Affirmative Insurance Holdings Inc.’s (AFFM) second quarter results were disappointing. The company reported a loss from continuing operations of $8.0 million or 52 cents per share. This compares with the Zacks Consensus Estimate of a profit of 20 cents per share. The income from continuing operations was $2.9 million in the prior-year quarter.

Results were significantly impacted by increased losses from unfavorable reserve development for prior accident years related to Florida, Michigan and Louisiana businesses.

Affirmative has also sold all of its retail stores and its franchise business in Florida. Including the impact of this discontinued operation, the net loss for the quarter was $9.0 million, compared with net income of $2.3 million in the last year’s second quarter. However, the company expects its pretax income to benefit by $1.0 to $1.5 million annually from the sale.

Gross premiums written were down 9.8% year-over-year to $82.3 million, driven by soft market conditions and stressed economy. However, Affirmative posted a 0.7% increase in premiums earned as the company has reduced its dependence on reinsurance in 2009.

Commission income and fees were up 2.7% year-over-year, primarily stemming from increases in premium finance revenue and commissions and fees generated from third-party products, partially offset by the decline in policyholder fees.

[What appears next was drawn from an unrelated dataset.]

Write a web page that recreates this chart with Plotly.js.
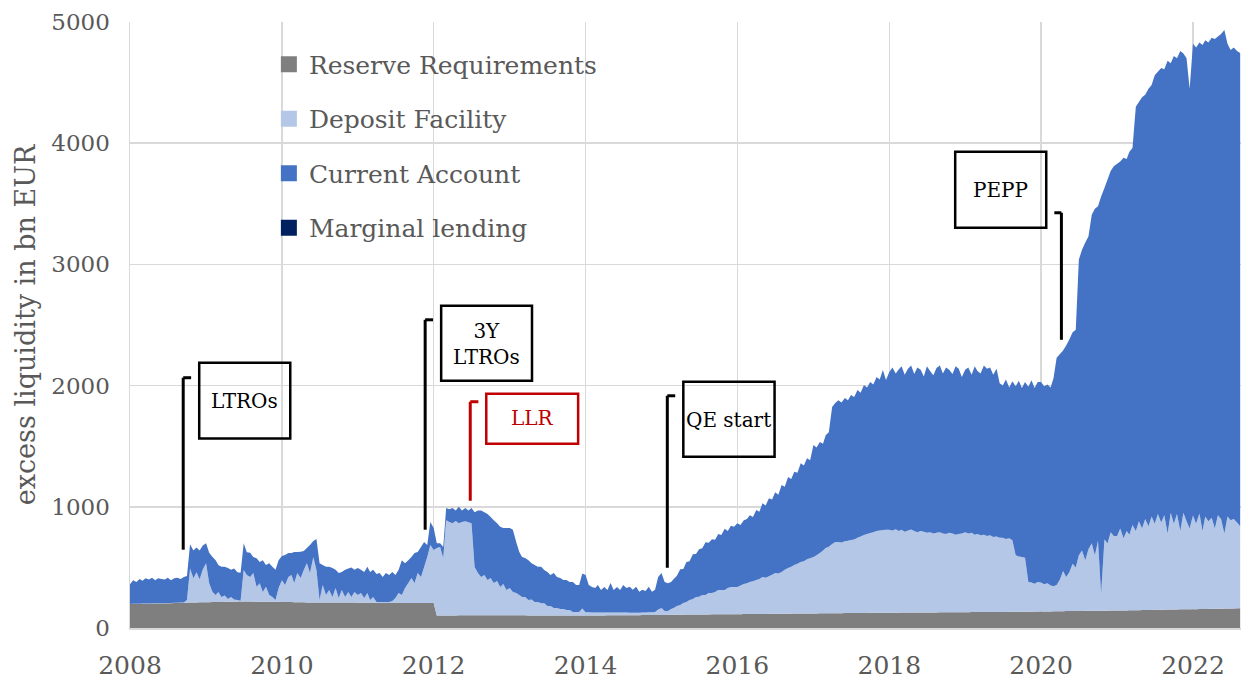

Net investment income for the current quarter decreased 30.4% from the prior-year period. The decrease was primarily due to a reduction in yields and a 13.0% year-over-year decrease in total average invested assets.

Losses and loss adjustment expenses were up 16.6% year-over-year. Affirmative reported a loss ratio (losses and loss adjustment expenses expressed as a percentage of premiums earned) of 86.9% compared with a loss ratio of 75.1% in the second quarter of 2008, reflecting unfavorable reserve development of $11.0 million for prior accident years.

Selling, general and administrative expenses were up 10.4%, stemming from a reduction in ceding commission income, contingent commission expense related to prior-period development and management severance charges. These were partially offset by the cost reduction initiatives.

The disruptions in the overall economy and financial markets have adversely affected consumers’ ability to purchase automobile insurance policies. As a result, the balance sheets of other auto insurance providers such as Progressive Corp. (PGR), Infinity Property and Casualty Corp. (IPCC) and State Auto Financial Corp. (STFC) have also been hurt.

In the beginning of July, the company announced a number of restructuring initiatives and cost-containment measures. We believe that though the top-line growth may be restricted during the ensuing quarters due to economic stress coupled with intensified competition, the expense management initiatives bode well going forward.